As an introduction on how to play D&D, I give this 5 stars.
I played through it last night with my 7 and 10 year old sons.
Both have played a lot of Hero Kids, but they—especially the older one—are ready and have expressed a lot of interest in graduating to D&D. My older son just got the Starter Set of D&D for his birthday, and is eager to dive in and wants to DM, but he still needs to learn the mechanics of the game.
I ran one ad hoc D&D aventure with them that a created on the fly and they enjoyed it but much of the game remained a mystery and trying to explain even the basics can try a young person's patience.
THAT is the genious of this module. It comes with tiles you can print and set up like a board game. As you progress you will be given different types of challenges. Some require perception checks, some are skill challenges, others are combat challenges. By the time you reach the end, you will have gone through most of the major mechanics for low-level characters.
The combat is optional and avoidable and need not be to the death. Very easy to adjust the level of violence in this module from none to light.
Now, note, this is very railroady and light on opportunities for role playing. Think of this like the tutorial section of a video game. If you want a great way to introduce young children to role playing and teach them the basic mechanics of D&D, I highly recommend this.
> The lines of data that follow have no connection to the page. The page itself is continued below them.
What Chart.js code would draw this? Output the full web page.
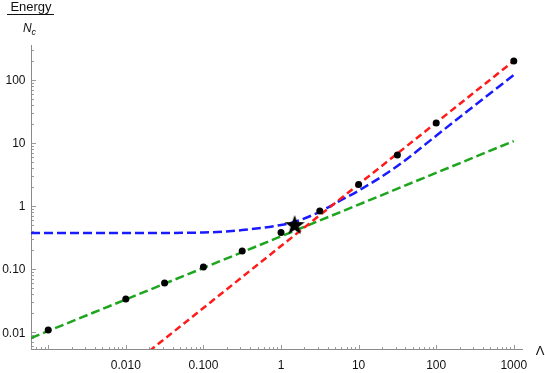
<!DOCTYPE html>
<html>
<head>
<meta charset="utf-8">
<script src="https://cdn.jsdelivr.net/npm/chart.js@4.4.1/dist/chart.umd.min.js"></script>
<style>
  html, body { margin: 0; padding: 0; background: #fff; }
  #wrap { width: 545px; height: 373px; position: relative; }
</style>
</head>
<body>
<div id="wrap"><canvas id="c" width="545" height="373" style="width:545px;height:373px"></canvas></div>
<script>
// ---- data ----
const dotLambda = [0.001, 0.01, 0.0316, 0.1, 0.316, 1, 3.16, 10, 31.6, 100, 1000];
const dotEnergy = [0.0108, 0.0336, 0.0602, 0.108, 0.194, 0.380, 0.833, 2.19, 6.43, 20.7, 199];

const blueLambda = [0.0006, 0.01, 0.1, 0.316, 1, 1.5, 3.16, 6, 10, 31.6, 100, 316, 1000];
const blueEnergy = [0.372, 0.373, 0.38, 0.415, 0.50, 0.56, 0.81, 1.25, 1.75, 4.3, 13.0, 39.5, 119];

const greenLambda = [0.0006, 1, 1000];
const greenEnergy = [0.0081, 0.33, 10.7];

const redLambda = [0.02, 1, 1000];
const redEnergy = [0.005, 0.232, 199];

const starLambda = [1.5];
const starEnergy = [0.50];

const xTickValues = [0.01, 0.1, 1, 10, 100, 1000];
const xTickLabels = ['0.010', '0.100', '1', '10', '100', '1000'];
const yTickValues = [0.01, 0.1, 1, 10, 100];
const yTickLabels = ['0.01', '0.10', '1', '10', '100'];

const xMin = 0.0006, xMax = 1314;
const yMin = 0.00542, yMax = 356;

function pts(xs, ys) { return xs.map((x, i) => ({ x: x, y: ys[i] })); }

// filled star image for point style
const starImg = document.createElement('canvas');
starImg.width = 24; starImg.height = 24;
(function () {
  const g = starImg.getContext('2d');
  g.fillStyle = '#000';
  g.beginPath();
  const cx = 12, cy = 12.5, R = 10.5, r = 4.3;
  for (let i = 0; i < 10; i++) {
    const ang = -Math.PI / 2 + i * Math.PI / 5;
    const rad = i % 2 === 0 ? R : r;
    const px = cx + rad * Math.cos(ang), py = cy + rad * Math.sin(ang);
    if (i === 0) g.moveTo(px, py); else g.lineTo(px, py);
  }
  g.closePath();
  g.fill();
})();

const axesPlugin = {
  id: 'mmaAxes',
  beforeDatasetsDraw(chart) {
    const ctx = chart.ctx, xs = chart.scales.x, ys = chart.scales.y, a = chart.chartArea;
    const axY = Math.round(a.bottom) + 0.5;
    const axX = Math.round(a.left) + 0.5;
    ctx.save();
    ctx.strokeStyle = '#8a8a8a';
    ctx.lineWidth = 1;
    ctx.beginPath();
    ctx.moveTo(a.left, axY); ctx.lineTo(a.right, axY);
    ctx.moveTo(axX, a.top); ctx.lineTo(axX, a.bottom + 1);
    ctx.stroke();
    // ticks
    ctx.strokeStyle = '#9a9a9a';
    ctx.beginPath();
    for (let d = -5; d <= 4; d++) {
      for (let m = 1; m <= 9; m++) {
        const v = m * Math.pow(10, d);
        const len = m === 1 ? 4.5 : 2.5;
        if (v >= xMin && v <= xMax) {
          const px = Math.round(xs.getPixelForValue(v)) + 0.5;
          ctx.moveTo(px, axY); ctx.lineTo(px, axY - len);
        }
        if (v >= yMin && v <= yMax) {
          const py = Math.round(ys.getPixelForValue(v)) + 0.5;
          ctx.moveTo(axX, py); ctx.lineTo(axX + len, py);
        }
      }
    }
    ctx.stroke();
    // labels
    ctx.fillStyle = '#111';
    ctx.font = '12px "Liberation Sans", Arial, sans-serif';
    ctx.textAlign = 'center';
    ctx.textBaseline = 'alphabetic';
    xTickValues.forEach((v, i) => {
      ctx.fillText(xTickLabels[i], xs.getPixelForValue(v), axY + 19);
    });
    ctx.textAlign = 'right';
    yTickValues.forEach((v, i) => {
      ctx.fillText(yTickLabels[i], axX - 6, ys.getPixelForValue(v) + 4.3);
    });
    // axis titles
    ctx.textAlign = 'center';
    ctx.font = '13px "Liberation Sans", Arial, sans-serif';
    ctx.fillText('\u039B', 540, 355);
    ctx.fillText('Energy', 31, 11);
    ctx.strokeStyle = '#111';
    ctx.beginPath();
    ctx.moveTo(7, 14.5); ctx.lineTo(54, 14.5);
    ctx.stroke();
    ctx.textAlign = 'left';
    ctx.font = 'italic 12px "Liberation Sans", Arial, sans-serif';
    ctx.fillText('N', 23, 32);
    ctx.font = 'italic 9px "Liberation Sans", Arial, sans-serif';
    ctx.fillText('c', 31.5, 35);
    ctx.restore();
  }
};

new Chart(document.getElementById('c'), {
  type: 'scatter',
  data: {
    datasets: [
      { label: 'star', data: pts(starLambda, starEnergy), pointStyle: starImg, pointRadius: 10, showLine: false, order: 0 },
      { label: 'dots', data: pts(dotLambda, dotEnergy), pointRadius: 3.5, pointBackgroundColor: '#000', pointBorderWidth: 0, showLine: false, order: 1 },
      { label: 'red', data: pts(redLambda, redEnergy), showLine: true, borderColor: '#ff1a1a', borderWidth: 2.5, borderDash: [7, 4], pointRadius: 0, tension: 0, order: 2 },
      { label: 'blue', data: pts(blueLambda, blueEnergy), showLine: true, borderColor: '#1a1aff', borderWidth: 2.5, borderDash: [9, 4], pointRadius: 0, cubicInterpolationMode: 'monotone', order: 3 },
      { label: 'green', data: pts(greenLambda, greenEnergy), showLine: true, borderColor: '#1ea51e', borderWidth: 2.5, borderDash: [9, 4], pointRadius: 0, tension: 0, order: 4 }
    ]
  },
  options: {
    responsive: false,
    animation: false,
    devicePixelRatio: 1,
    layout: { padding: { left: 31, right: 22, top: 45, bottom: 24 } },
    plugins: { legend: { display: false }, tooltip: { enabled: false } },
    scales: {
      x: { type: 'logarithmic', min: xMin, max: xMax, display: false, bounds: 'data' },
      y: { type: 'logarithmic', min: yMin, max: yMax, display: false, bounds: 'data' }
    }
  },
  plugins: [axesPlugin]
});
</script>
</body>
</html>
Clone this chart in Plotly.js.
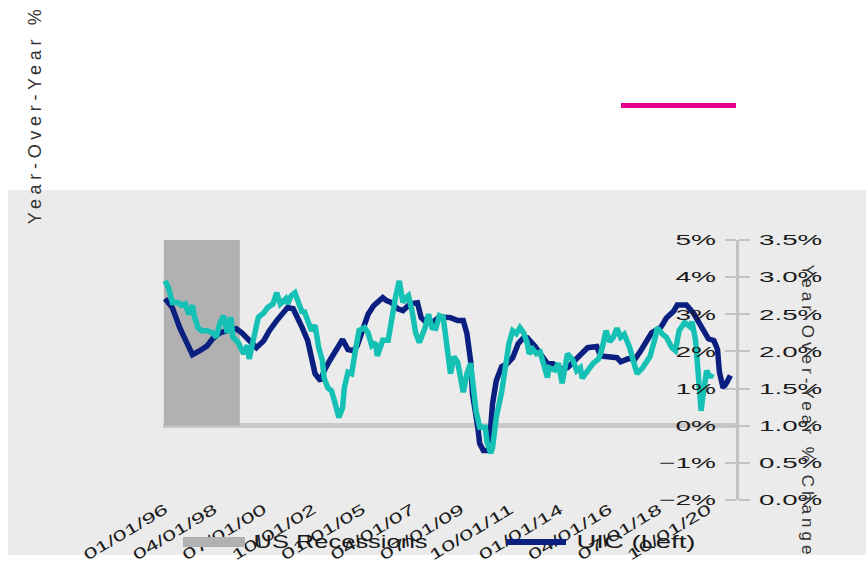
<!DOCTYPE html>
<html>
<head>
<meta charset="utf-8">
<script src="https://cdn.plot.ly/plotly-3.0.1.min.js"></script>
<style>
  html, body { margin: 0; padding: 0; background: #ffffff; }
  #chart { width: 866px; height: 562px; }
</style>
</head>
<body>
<div id="chart"></div>
<script>
// ---------- data ----------
const recessionStart = ['1995-12-12'];
const recessionEnd   = ['1999-05-28'];
const recessionValue = [5.1];

const uicDates = ['1996-01','1996-05','1996-09','1996-12','1997-03','1997-04','1997-08','1997-12','1998-03','1998-07',
  '1998-11','1999-04','1999-07','1999-10','2000-01','2000-03','2000-07','2000-10','2001-02','2001-06',
  '2001-08','2001-11','2002-01','2002-04','2002-07','2002-09','2002-11','2003-02','2003-04','2003-07',
  '2003-11','2004-02','2004-05','2004-08','2004-10','2005-01','2005-04','2005-07','2005-12','2006-02',
  '2006-05','2006-08','2006-11','2007-03','2007-07','2007-09','2007-12','2008-03','2008-07','2009-01',
  '2009-05','2009-08','2009-10','2009-12','2010-01','2010-04','2010-05','2010-07','2010-10','2010-12',
  '2011-02','2011-05','2011-08','2011-11','2012-02','2012-05','2012-07','2012-11','2013-02','2013-06',
  '2013-09','2014-01','2014-05','2014-08','2014-12','2015-04','2015-09','2015-11','2016-08','2016-10',
  '2017-02','2017-06','2017-09','2017-12','2018-03','2018-08','2018-11','2019-03','2019-05','2019-10',
  '2020-02','2020-05','2020-08','2020-10','2021-01','2021-03','2021-04','2021-06','2021-08','2021-10'];
const uicValues = [3.42,3.18,2.64,2.29,2.02,1.91,2.02,2.15,2.34,2.50,
  2.56,2.61,2.50,2.34,2.15,2.10,2.29,2.56,2.83,3.10,
  3.18,3.15,2.96,2.64,2.29,1.83,1.40,1.21,1.48,1.75,
  2.07,2.32,2.05,2.02,2.15,2.56,3.00,3.23,3.45,3.37,
  3.31,3.15,3.10,3.28,3.31,2.91,2.77,2.77,2.93,2.91,
  2.83,2.83,2.48,1.75,0.86,-0.05,-0.48,-0.67,-0.67,0.59,
  1.21,1.59,1.67,1.83,2.21,2.37,2.37,2.15,1.94,1.67,
  1.67,1.53,1.56,1.70,1.88,2.10,2.13,1.88,1.83,1.72,
  1.80,1.80,2.02,2.29,2.50,2.65,2.90,3.08,3.25,3.25,
  3.02,2.76,2.50,2.34,2.29,2.05,1.45,1.02,1.16,1.35];

const rightDates = ['1996-01','1996-03','1996-05','1996-08','1996-10','1996-12','1997-02','1997-04','1997-05','1997-07',
  '1997-09','1997-12','1998-03','1998-05','1998-07','1998-09','1998-11','1999-01','1999-02','1999-05',
  '1999-08','1999-10','1999-11','2000-01','2000-04','2000-07','2000-09','2000-12','2001-02','2001-04',
  '2001-07','2001-08','2001-10','2001-12','2002-02','2002-04','2002-05','2002-07','2002-09','2002-11',
  '2003-01','2003-03','2003-04','2003-06','2003-08','2003-10','2003-12','2004-02','2004-03','2004-05',
  '2004-07','2004-09','2004-11','2005-02','2005-04','2005-06','2005-08','2005-09','2005-12','2006-03',
  '2006-05','2006-07','2006-09','2006-11','2007-01','2007-02','2007-04','2007-06','2007-08','2007-11',
  '2008-01','2008-03','2008-05','2008-07','2008-09','2008-11','2009-01','2009-03','2009-05','2009-08',
  '2009-10','2009-12','2010-02','2010-03','2010-05','2010-08','2010-09','2010-11','2010-12','2011-02',
  '2011-05','2011-08','2011-09','2011-11','2012-01','2012-03','2012-05','2012-07','2012-08','2012-10',
  '2012-12','2013-02','2013-04','2013-06','2013-07','2013-10','2013-12','2014-02','2014-05','2014-08',
  '2014-10','2014-12','2015-01','2015-04','2015-07','2015-10','2015-12','2016-02','2016-04','2016-06',
  '2016-08','2016-10','2016-12','2017-03','2017-05','2017-07','2017-10','2017-12','2018-02','2018-05',
  '2018-06','2018-09','2018-11','2019-02','2019-04','2019-06','2019-09','2019-12','2020-01','2020-03',
  '2020-04','2020-05','2020-06','2020-07','2020-09','2020-11','2020-12'];
const rightValues = [2.95,2.85,2.66,2.66,2.62,2.64,2.50,2.62,2.48,2.32,
  2.28,2.28,2.25,2.19,2.38,2.48,2.25,2.46,2.19,2.12,
  1.97,2.08,1.90,2.11,2.46,2.52,2.59,2.64,2.79,2.64,
  2.71,2.64,2.75,2.79,2.64,2.52,2.55,2.39,2.28,2.35,
  2.05,1.88,1.64,1.51,1.47,1.30,1.11,1.24,1.51,1.72,
  1.70,2.01,2.28,2.32,2.25,2.08,2.12,1.94,2.15,2.15,
  2.46,2.73,2.95,2.66,2.73,2.75,2.55,2.25,2.12,2.31,
  2.50,2.32,2.31,2.48,2.46,2.13,1.70,1.93,1.85,1.45,
  1.70,1.84,1.43,1.20,0.98,0.98,0.78,0.63,0.70,1.11,
  1.45,1.94,2.11,2.28,2.24,2.32,2.25,2.11,1.97,2.03,
  1.97,1.99,1.84,1.65,1.78,1.75,1.84,1.57,1.97,1.88,
  1.74,1.78,1.64,1.74,1.84,1.90,2.05,2.28,2.13,2.19,
  2.31,2.19,2.23,2.05,1.84,1.70,1.78,1.85,1.93,2.19,
  2.32,2.23,2.19,2.05,2.01,2.28,2.39,2.33,2.40,2.15,
  1.74,1.45,1.20,1.40,1.74,1.65,1.70];

const xTickStart = '1996-01-01';
const leftTitle = 'Year-Over-Year %';
const rightTitle = 'Year-Over-Year % Change';
const legendNames = ['US Recessions', 'UIC (Left)'];

// ---------- styles ----------
const NAVY = '#0A1F80';
const TEAL = '#14C1B4';
const GREY = '#B1B1B1';
const MAGENTA = '#E4008C';
const BG = '#EBEBEB';
const AXIS = '#C2C2C2';
const FONT = 'Liberation Sans, Arial, sans-serif';

// pixel -> paper helpers (plot area: x 163..737, y 240..500)
const PL = 163, PR = 737, PT = 240, PB = 500;
const px = v => (v - PL) / (PR - PL);
const py = v => (PB - v) / (PB - PT);

const recCenter = recessionStart.map((s, i) => new Date((Date.parse(s) + Date.parse(recessionEnd[i])) / 2).toISOString());
const recWidth = recessionStart.map((s, i) => Date.parse(recessionEnd[i]) - Date.parse(s));

const traces = [
  { type: 'bar', x: recCenter, y: recessionValue, width: recWidth, marker: { color: GREY, line: { width: 0 } },
    name: legendNames[0], yaxis: 'y', showlegend: false, hoverinfo: 'skip', cliponaxis: false },
  { type: 'scatter', mode: 'lines', x: uicDates, y: uicValues, name: legendNames[1],
    line: { color: NAVY, width: 5.5 }, yaxis: 'y', showlegend: false },
  { type: 'scatter', mode: 'lines', x: rightDates, y: rightValues, name: 'Right',
    line: { color: TEAL, width: 5.5 }, yaxis: 'y2', showlegend: false }
];

const tickFont = { family: FONT, size: 15, color: '#1a1a1a' };

const layout = {
  width: 866, height: 562,
  margin: { l: PL, r: 866 - PR, t: PT, b: 562 - PB, pad: 0 },
  paper_bgcolor: '#ffffff',
  plot_bgcolor: BG,
  showlegend: false,
  barcornerradius: 3,
  xaxis: {
    type: 'date', range: ['1995-11-28', '2022-01-19'],
    tick0: xTickStart, dtick: 'M27', tickformat: '%m/%d/%y', tickangle: -31,
    showgrid: false, zeroline: false, showline: false, ticks: '',
    ticklabelstandoff: -3,
    tickfont: tickFont, automargin: false
  },
  yaxis: {
    range: [-2, 5], dtick: 1, ticksuffix: '%',
    side: 'left', anchor: 'free', position: 1,
    showgrid: false, zeroline: true, zerolinecolor: '#C8C8C8', zerolinewidth: 5,
    showline: true, linecolor: AXIS, linewidth: 2,
    ticks: 'outside', ticklen: 11, tickwidth: 2, tickcolor: AXIS, ticklabelstandoff: 6,
    tickfont: tickFont, automargin: false
  },
  yaxis2: {
    range: [0, 3.5], dtick: 0.5, tickformat: '.1f', ticksuffix: '%',
    overlaying: 'y', side: 'right', anchor: 'x',
    showgrid: false, zeroline: false,
    showline: true, linecolor: AXIS, linewidth: 2,
    ticks: 'outside', ticklen: 11, tickwidth: 2, tickcolor: AXIS, ticklabelstandoff: 6,
    tickfont: tickFont, automargin: false
  },
  shapes: [
    { type: 'rect', xref: 'paper', yref: 'paper', x0: px(8), x1: px(866), y0: py(555), y1: py(190),
      fillcolor: BG, line: { width: 0 }, layer: 'below' },
    { type: 'rect', xref: 'paper', yref: 'paper', x0: px(183), x1: px(245), y0: py(547), y1: py(537),
      fillcolor: GREY, line: { width: 0 } },
    { type: 'line', xref: 'paper', yref: 'paper', x0: px(506), x1: px(566), y0: py(542), y1: py(542),
      line: { color: NAVY, width: 6 } },
    { type: 'line', xref: 'paper', yref: 'paper', x0: px(621), x1: px(736), y0: py(105.5), y1: py(105.5),
      line: { color: MAGENTA, width: 5 } }
  ],
  annotations: [
    { text: leftTitle, xref: 'paper', yref: 'paper', x: px(35), y: py(117), textangle: -90,
      showarrow: false, xanchor: 'center', yanchor: 'middle', font: { family: FONT, size: 18, color: '#333333' } },
    { text: rightTitle, xref: 'paper', yref: 'paper', x: px(808), y: py(409), textangle: 90,
      showarrow: false, xanchor: 'center', yanchor: 'middle', font: { family: FONT, size: 17, color: '#333333' } },
    { text: legendNames[0], xref: 'paper', yref: 'paper', x: px(340), y: py(542),
      showarrow: false, xanchor: 'center', yanchor: 'middle', font: { family: FONT, size: 18, color: '#1a1a1a' } },
    { text: legendNames[1], xref: 'paper', yref: 'paper', x: px(635.5), y: py(542),
      showarrow: false, xanchor: 'center', yanchor: 'middle', font: { family: FONT, size: 18, color: '#1a1a1a' } }
  ]
};

// horizontal text stretch to mimic the reference's wide lettering
function scaleAll(sel, f) {
  document.querySelectorAll(sel).forEach(t => {
    t.removeAttribute('textLength');
    const w = t.getComputedTextLength();
    if (w > 0) {
      t.setAttribute('textLength', (w * f).toFixed(1));
      t.setAttribute('lengthAdjust', 'spacingAndGlyphs');
    }
  });
}
function fitAnn(idx, target, adjust) {
  const t = document.querySelector('g.annotation[data-index="' + idx + '"] text.annotation-text');
  if (!t) return;
  t.setAttribute('textLength', target);
  t.setAttribute('lengthAdjust', adjust);
}
function stretchText() {
  scaleAll('.ytick text', 1.87);
  scaleAll('.y2tick text', 1.85);
  document.querySelectorAll('.xtick text').forEach(t => {
    t.setAttribute('textLength', 95);
    t.setAttribute('lengthAdjust', 'spacingAndGlyphs');
  });
  fitAnn(0, 215, 'spacing');
  fitAnn(1, 290, 'spacing');
  fitAnn(2, 174, 'spacingAndGlyphs');
  fitAnn(3, 119, 'spacingAndGlyphs');
}

const gd = document.getElementById('chart');
Plotly.newPlot(gd, traces, layout, { staticPlot: true, displayModeBar: false }).then(() => {
  stretchText();
  gd.on('plotly_afterplot', stretchText);
});
</script>
</body>
</html>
My one disappointment is that I bought all three of the ASA:AIW adventures, not realizing that that they have not completed the adventure path. So if you want to run this as an adventure path you can't and they are designed to flow one into the other, they are not really "drop-in" adventures. This first one, however, unlike #2 and #3 is more easy to use as a drop in. It ends with jump down the hole. It need not lead to Wonderland. So as a stand-alone intro-do-DnD for kids, I rate this 5/5.